Wednesday, June 11, 2014

Good and bad ways to borrow money

I have always said discipline is the key, if you want to save and be financially free to the level that your money earns and works for you. But for some, nah…, for many, there is always a need to borrow money from somewhere to be spent on something else; and if this cannot be avoided, then it is best that you realize which and what are the bad ones to get money from, and where you should borrow money if you really need to. 

Good ones: 

  1. Borrow from your mortgage, or even from your St. Peter Plan if you one, or Insurance Policy, and other related plans. 
  2. Credit line, this is ideal for small business as they offer lower interest rates, and would not really touch some of you liquid properties when used as collateral for a credit line. 
  3. SSS, GSIS, or Pag-ibig , also because interest rates are lower and you borrow money from the contributions you made over the years.
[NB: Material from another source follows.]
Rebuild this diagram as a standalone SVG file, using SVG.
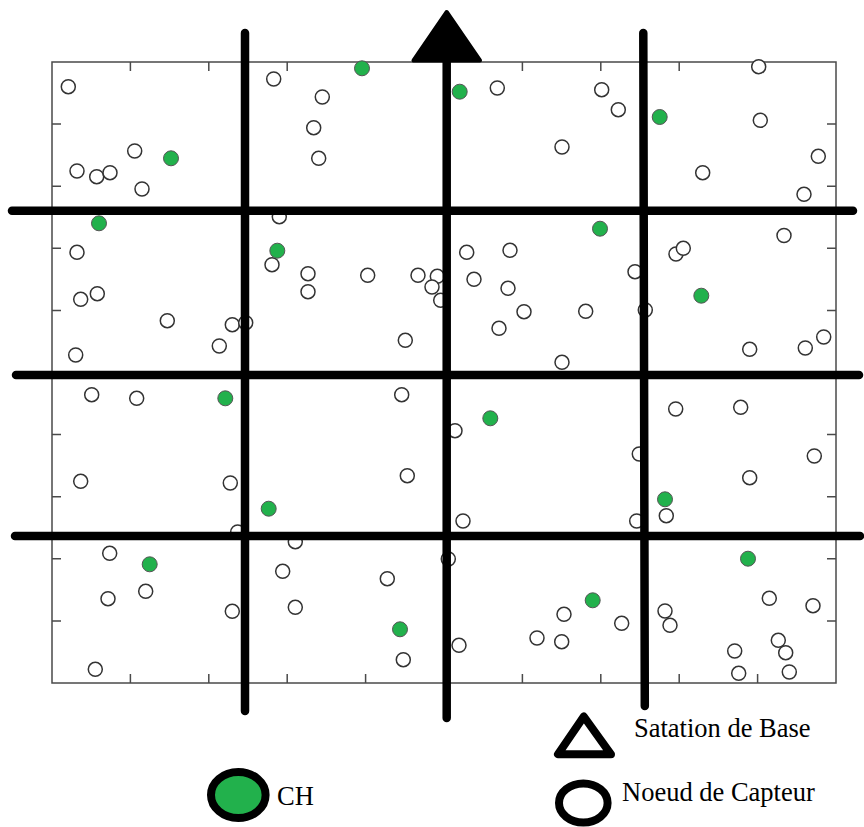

These are designed to help and ease financial problems of employees. 

Bad ones: 

  1. Loan sharks (teachers, policemen and money other employees succumb to this), because eventually the huge interest rates charged by these people will eaten a big chunk of your money overtime. Do not ever get a loan from these sources if it can be avoided. 
  2. Pawnshops. I call these loan sharks in sheeps clothing! Look at the interest rates they charge you, and they will only consider 30 to 40 percent value of the item you used as collateral, so once you default it will be a sure gain for them. Overtime, if you keep paying interest and fails, it would be tantamount of giving them your collateral for free!! Think about it. 
  3. Cash advance on your credit card; I do not have to tell you about the people I know hiding /avoiding calls from collecting agencies. The interest compounds and it will eat you up eventually. 
  4.  Avoid, if you can getting loan from family members, close friends and relatives – once to fail to pay them, it could sour relationships. So, eventually you will lose not only the money, but the relationships built over the years.